Task goal
Reproduce the records below in full and without edits, omitting images.

Provided records
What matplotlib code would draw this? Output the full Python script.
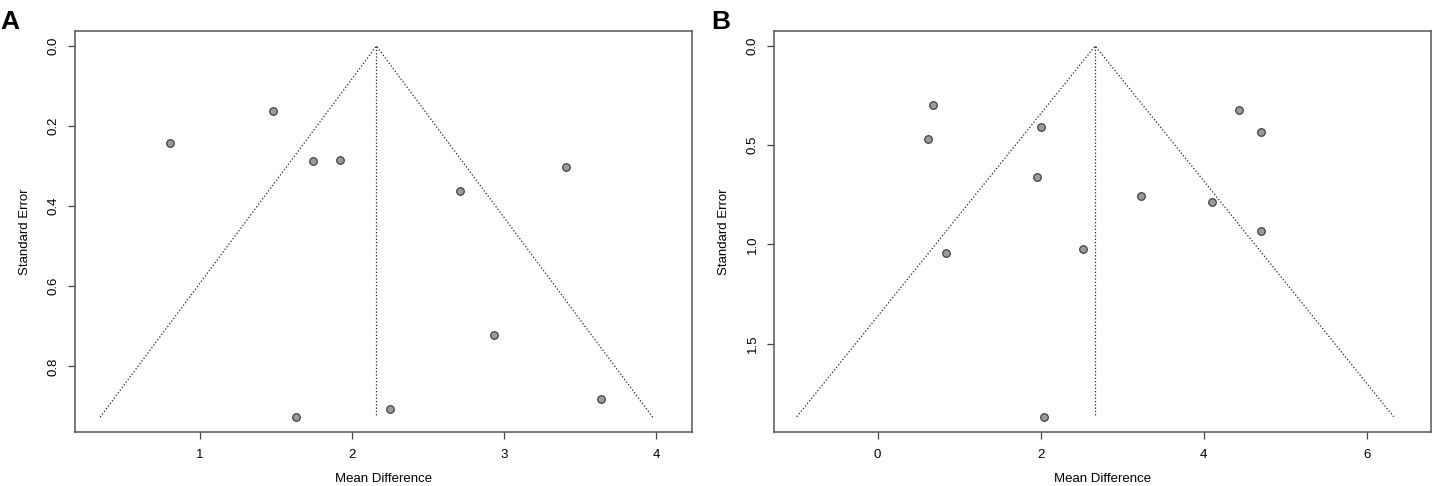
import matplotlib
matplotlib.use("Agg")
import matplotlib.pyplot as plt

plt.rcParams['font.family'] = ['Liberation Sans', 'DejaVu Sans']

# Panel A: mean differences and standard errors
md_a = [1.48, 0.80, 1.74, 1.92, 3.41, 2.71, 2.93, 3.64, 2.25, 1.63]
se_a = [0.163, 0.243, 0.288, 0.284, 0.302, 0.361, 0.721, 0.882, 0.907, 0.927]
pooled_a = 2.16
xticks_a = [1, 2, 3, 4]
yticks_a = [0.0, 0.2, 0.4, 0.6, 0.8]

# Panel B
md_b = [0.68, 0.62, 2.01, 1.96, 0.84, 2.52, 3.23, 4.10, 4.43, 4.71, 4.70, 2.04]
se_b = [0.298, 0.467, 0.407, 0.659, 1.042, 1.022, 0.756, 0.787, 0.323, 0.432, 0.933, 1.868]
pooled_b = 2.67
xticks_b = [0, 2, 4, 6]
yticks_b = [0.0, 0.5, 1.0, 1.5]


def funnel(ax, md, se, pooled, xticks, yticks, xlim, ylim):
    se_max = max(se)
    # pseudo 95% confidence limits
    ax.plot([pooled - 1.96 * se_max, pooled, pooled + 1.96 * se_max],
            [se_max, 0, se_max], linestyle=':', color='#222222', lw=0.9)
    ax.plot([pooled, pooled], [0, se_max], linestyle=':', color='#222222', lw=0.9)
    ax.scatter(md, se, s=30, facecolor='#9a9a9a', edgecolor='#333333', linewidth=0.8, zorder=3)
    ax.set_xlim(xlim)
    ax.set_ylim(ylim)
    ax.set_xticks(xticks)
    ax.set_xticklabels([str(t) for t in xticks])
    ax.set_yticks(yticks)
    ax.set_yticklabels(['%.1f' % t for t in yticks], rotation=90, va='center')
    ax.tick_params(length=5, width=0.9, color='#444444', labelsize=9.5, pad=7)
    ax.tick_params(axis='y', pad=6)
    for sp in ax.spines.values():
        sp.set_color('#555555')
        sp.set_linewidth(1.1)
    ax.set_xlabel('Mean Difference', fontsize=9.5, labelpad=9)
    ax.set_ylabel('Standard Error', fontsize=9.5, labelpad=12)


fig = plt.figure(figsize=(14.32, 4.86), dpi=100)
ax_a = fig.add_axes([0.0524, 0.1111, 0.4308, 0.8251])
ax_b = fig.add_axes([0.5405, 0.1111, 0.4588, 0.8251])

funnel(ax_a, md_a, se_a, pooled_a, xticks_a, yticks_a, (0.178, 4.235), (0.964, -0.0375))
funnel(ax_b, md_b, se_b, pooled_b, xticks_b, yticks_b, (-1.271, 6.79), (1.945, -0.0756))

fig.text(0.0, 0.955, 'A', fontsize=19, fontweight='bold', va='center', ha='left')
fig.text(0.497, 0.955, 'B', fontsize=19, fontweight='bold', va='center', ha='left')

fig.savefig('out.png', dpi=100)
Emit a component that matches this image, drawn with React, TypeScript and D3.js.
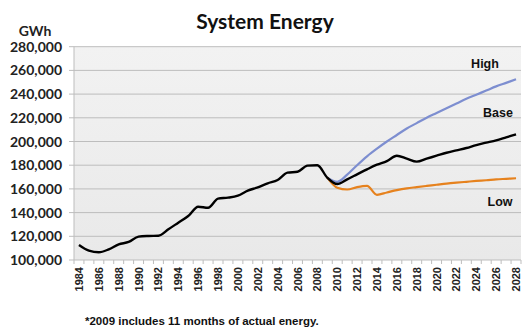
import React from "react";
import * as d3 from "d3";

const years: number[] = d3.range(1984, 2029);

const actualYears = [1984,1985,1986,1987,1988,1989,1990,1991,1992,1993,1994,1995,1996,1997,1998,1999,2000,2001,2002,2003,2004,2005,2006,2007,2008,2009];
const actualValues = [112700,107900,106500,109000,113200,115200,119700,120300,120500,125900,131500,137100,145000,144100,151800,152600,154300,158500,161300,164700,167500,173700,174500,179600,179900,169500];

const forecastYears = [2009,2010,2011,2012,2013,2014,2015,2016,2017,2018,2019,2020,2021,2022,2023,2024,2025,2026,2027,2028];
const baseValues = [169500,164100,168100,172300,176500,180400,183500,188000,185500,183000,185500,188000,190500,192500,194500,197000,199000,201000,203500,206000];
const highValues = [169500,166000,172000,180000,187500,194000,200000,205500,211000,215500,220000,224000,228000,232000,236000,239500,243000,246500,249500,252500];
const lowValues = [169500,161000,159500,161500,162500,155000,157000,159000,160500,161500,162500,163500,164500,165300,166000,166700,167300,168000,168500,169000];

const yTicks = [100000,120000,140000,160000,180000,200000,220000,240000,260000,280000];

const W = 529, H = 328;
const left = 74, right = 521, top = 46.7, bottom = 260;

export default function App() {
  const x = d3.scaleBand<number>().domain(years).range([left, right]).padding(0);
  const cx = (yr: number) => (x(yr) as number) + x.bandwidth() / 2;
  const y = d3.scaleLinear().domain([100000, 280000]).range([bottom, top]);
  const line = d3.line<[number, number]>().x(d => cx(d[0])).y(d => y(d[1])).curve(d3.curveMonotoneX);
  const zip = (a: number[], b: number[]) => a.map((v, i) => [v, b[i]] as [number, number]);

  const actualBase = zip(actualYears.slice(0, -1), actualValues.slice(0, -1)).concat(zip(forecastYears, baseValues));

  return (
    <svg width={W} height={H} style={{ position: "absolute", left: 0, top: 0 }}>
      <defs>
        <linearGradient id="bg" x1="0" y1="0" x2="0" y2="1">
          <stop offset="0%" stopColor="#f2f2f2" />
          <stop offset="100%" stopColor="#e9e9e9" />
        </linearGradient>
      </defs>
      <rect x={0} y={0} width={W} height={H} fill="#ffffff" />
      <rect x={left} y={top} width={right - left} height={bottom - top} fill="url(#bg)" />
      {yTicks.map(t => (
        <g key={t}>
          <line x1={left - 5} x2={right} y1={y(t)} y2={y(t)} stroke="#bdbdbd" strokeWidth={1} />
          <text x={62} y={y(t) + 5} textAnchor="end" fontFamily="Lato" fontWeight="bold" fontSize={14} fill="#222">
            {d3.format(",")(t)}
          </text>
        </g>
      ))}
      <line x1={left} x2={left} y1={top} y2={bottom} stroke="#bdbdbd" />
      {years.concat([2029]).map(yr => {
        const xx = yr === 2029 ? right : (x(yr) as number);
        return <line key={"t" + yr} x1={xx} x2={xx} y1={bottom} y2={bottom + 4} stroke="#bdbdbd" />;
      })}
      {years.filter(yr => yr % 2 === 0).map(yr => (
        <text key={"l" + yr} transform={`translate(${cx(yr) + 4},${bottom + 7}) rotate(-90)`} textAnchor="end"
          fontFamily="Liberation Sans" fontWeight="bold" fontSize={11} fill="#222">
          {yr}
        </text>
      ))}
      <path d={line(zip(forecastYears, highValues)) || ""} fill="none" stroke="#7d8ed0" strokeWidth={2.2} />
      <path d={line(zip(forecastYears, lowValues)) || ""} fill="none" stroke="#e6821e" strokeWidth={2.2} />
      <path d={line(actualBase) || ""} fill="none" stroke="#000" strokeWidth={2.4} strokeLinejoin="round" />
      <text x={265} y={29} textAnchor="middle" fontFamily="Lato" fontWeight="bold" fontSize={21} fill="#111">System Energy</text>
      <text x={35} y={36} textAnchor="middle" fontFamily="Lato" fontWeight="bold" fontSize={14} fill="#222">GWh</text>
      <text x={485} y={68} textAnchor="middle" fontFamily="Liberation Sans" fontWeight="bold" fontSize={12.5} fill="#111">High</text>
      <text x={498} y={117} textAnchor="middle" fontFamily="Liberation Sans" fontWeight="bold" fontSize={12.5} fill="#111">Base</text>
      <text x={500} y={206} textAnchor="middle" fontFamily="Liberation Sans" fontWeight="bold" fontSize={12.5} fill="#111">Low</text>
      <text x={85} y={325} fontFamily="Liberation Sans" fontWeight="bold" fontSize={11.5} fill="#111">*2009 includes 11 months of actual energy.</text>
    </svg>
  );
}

Solution to this problem
What matplotlib code would draw this? Output the full Python script.
import matplotlib
matplotlib.use("Agg")
import matplotlib.pyplot as plt

plt.rcParams['font.family'] = ['Liberation Sans', 'DejaVu Sans']

# Panel A: mean differences and standard errors
md_a = [1.48, 0.80, 1.74, 1.92, 3.41, 2.71, 2.93, 3.64, 2.25, 1.63]
se_a = [0.163, 0.243, 0.288, 0.284, 0.302, 0.361, 0.721, 0.882, 0.907, 0.927]
pooled_a = 2.16
xticks_a = [1, 2, 3, 4]
yticks_a = [0.0, 0.2, 0.4, 0.6, 0.8]

# Panel B
md_b = [0.68, 0.62, 2.01, 1.96, 0.84, 2.52, 3.23, 4.10, 4.43, 4.71, 4.70, 2.04]
se_b = [0.298, 0.467, 0.407, 0.659, 1.042, 1.022, 0.756, 0.787, 0.323, 0.432, 0.933, 1.868]
pooled_b = 2.67
xticks_b = [0, 2, 4, 6]
yticks_b = [0.0, 0.5, 1.0, 1.5]


def funnel(ax, md, se, pooled, xticks, yticks, xlim, ylim):
    se_max = max(se)
    # pseudo 95% confidence limits
    ax.plot([pooled - 1.96 * se_max, pooled, pooled + 1.96 * se_max],
            [se_max, 0, se_max], linestyle=':', color='#222222', lw=0.9)
    ax.plot([pooled, pooled], [0, se_max], linestyle=':', color='#222222', lw=0.9)
    ax.scatter(md, se, s=30, facecolor='#9a9a9a', edgecolor='#333333', linewidth=0.8, zorder=3)
    ax.set_xlim(xlim)
    ax.set_ylim(ylim)
    ax.set_xticks(xticks)
    ax.set_xticklabels([str(t) for t in xticks])
    ax.set_yticks(yticks)
    ax.set_yticklabels(['%.1f' % t for t in yticks], rotation=90, va='center')
    ax.tick_params(length=5, width=0.9, color='#444444', labelsize=9.5, pad=7)
    ax.tick_params(axis='y', pad=6)
    for sp in ax.spines.values():
        sp.set_color('#555555')
        sp.set_linewidth(1.1)
    ax.set_xlabel('Mean Difference', fontsize=9.5, labelpad=9)
    ax.set_ylabel('Standard Error', fontsize=9.5, labelpad=12)


fig = plt.figure(figsize=(14.32, 4.86), dpi=100)
ax_a = fig.add_axes([0.0524, 0.1111, 0.4308, 0.8251])
ax_b = fig.add_axes([0.5405, 0.1111, 0.4588, 0.8251])

funnel(ax_a, md_a, se_a, pooled_a, xticks_a, yticks_a, (0.178, 4.235), (0.964, -0.0375))
funnel(ax_b, md_b, se_b, pooled_b, xticks_b, yticks_b, (-1.271, 6.79), (1.945, -0.0756))

fig.text(0.0, 0.955, 'A', fontsize=19, fontweight='bold', va='center', ha='left')
fig.text(0.497, 0.955, 'B', fontsize=19, fontweight='bold', va='center', ha='left')

fig.savefig('out.png', dpi=100)
Emit a component that matches this image, drawn with React, TypeScript and D3.js.
import React from "react";
import * as d3 from "d3";

const years: number[] = d3.range(1984, 2029);

const actualYears = [1984,1985,1986,1987,1988,1989,1990,1991,1992,1993,1994,1995,1996,1997,1998,1999,2000,2001,2002,2003,2004,2005,2006,2007,2008,2009];
const actualValues = [112700,107900,106500,109000,113200,115200,119700,120300,120500,125900,131500,137100,145000,144100,151800,152600,154300,158500,161300,164700,167500,173700,174500,179600,179900,169500];

const forecastYears = [2009,2010,2011,2012,2013,2014,2015,2016,2017,2018,2019,2020,2021,2022,2023,2024,2025,2026,2027,2028];
const baseValues = [169500,164100,168100,172300,176500,180400,183500,188000,185500,183000,185500,188000,190500,192500,194500,197000,199000,201000,203500,206000];
const highValues = [169500,166000,172000,180000,187500,194000,200000,205500,211000,215500,220000,224000,228000,232000,236000,239500,243000,246500,249500,252500];
const lowValues = [169500,161000,159500,161500,162500,155000,157000,159000,160500,161500,162500,163500,164500,165300,166000,166700,167300,168000,168500,169000];

const yTicks = [100000,120000,140000,160000,180000,200000,220000,240000,260000,280000];

const W = 529, H = 328;
const left = 74, right = 521, top = 46.7, bottom = 260;

export default function App() {
  const x = d3.scaleBand<number>().domain(years).range([left, right]).padding(0);
  const cx = (yr: number) => (x(yr) as number) + x.bandwidth() / 2;
  const y = d3.scaleLinear().domain([100000, 280000]).range([bottom, top]);
  const line = d3.line<[number, number]>().x(d => cx(d[0])).y(d => y(d[1])).curve(d3.curveMonotoneX);
  const zip = (a: number[], b: number[]) => a.map((v, i) => [v, b[i]] as [number, number]);

  const actualBase = zip(actualYears.slice(0, -1), actualValues.slice(0, -1)).concat(zip(forecastYears, baseValues));

  return (
    <svg width={W} height={H} style={{ position: "absolute", left: 0, top: 0 }}>
      <defs>
        <linearGradient id="bg" x1="0" y1="0" x2="0" y2="1">
          <stop offset="0%" stopColor="#f2f2f2" />
          <stop offset="100%" stopColor="#e9e9e9" />
        </linearGradient>
      </defs>
      <rect x={0} y={0} width={W} height={H} fill="#ffffff" />
      <rect x={left} y={top} width={right - left} height={bottom - top} fill="url(#bg)" />
      {yTicks.map(t => (
        <g key={t}>
          <line x1={left - 5} x2={right} y1={y(t)} y2={y(t)} stroke="#bdbdbd" strokeWidth={1} />
          <text x={62} y={y(t) + 5} textAnchor="end" fontFamily="Lato" fontWeight="bold" fontSize={14} fill="#222">
            {d3.format(",")(t)}
          </text>
        </g>
      ))}
      <line x1={left} x2={left} y1={top} y2={bottom} stroke="#bdbdbd" />
      {years.concat([2029]).map(yr => {
        const xx = yr === 2029 ? right : (x(yr) as number);
        return <line key={"t" + yr} x1={xx} x2={xx} y1={bottom} y2={bottom + 4} stroke="#bdbdbd" />;
      })}
      {years.filter(yr => yr % 2 === 0).map(yr => (
        <text key={"l" + yr} transform={`translate(${cx(yr) + 4},${bottom + 7}) rotate(-90)`} textAnchor="end"
          fontFamily="Liberation Sans" fontWeight="bold" fontSize={11} fill="#222">
          {yr}
        </text>
      ))}
      <path d={line(zip(forecastYears, highValues)) || ""} fill="none" stroke="#7d8ed0" strokeWidth={2.2} />
      <path d={line(zip(forecastYears, lowValues)) || ""} fill="none" stroke="#e6821e" strokeWidth={2.2} />
      <path d={line(actualBase) || ""} fill="none" stroke="#000" strokeWidth={2.4} strokeLinejoin="round" />
      <text x={265} y={29} textAnchor="middle" fontFamily="Lato" fontWeight="bold" fontSize={21} fill="#111">System Energy</text>
      <text x={35} y={36} textAnchor="middle" fontFamily="Lato" fontWeight="bold" fontSize={14} fill="#222">GWh</text>
      <text x={485} y={68} textAnchor="middle" fontFamily="Liberation Sans" fontWeight="bold" fontSize={12.5} fill="#111">High</text>
      <text x={498} y={117} textAnchor="middle" fontFamily="Liberation Sans" fontWeight="bold" fontSize={12.5} fill="#111">Base</text>
      <text x={500} y={206} textAnchor="middle" fontFamily="Liberation Sans" fontWeight="bold" fontSize={12.5} fill="#111">Low</text>
      <text x={85} y={325} fontFamily="Liberation Sans" fontWeight="bold" fontSize={11.5} fill="#111">*2009 includes 11 months of actual energy.</text>
    </svg>
  );
}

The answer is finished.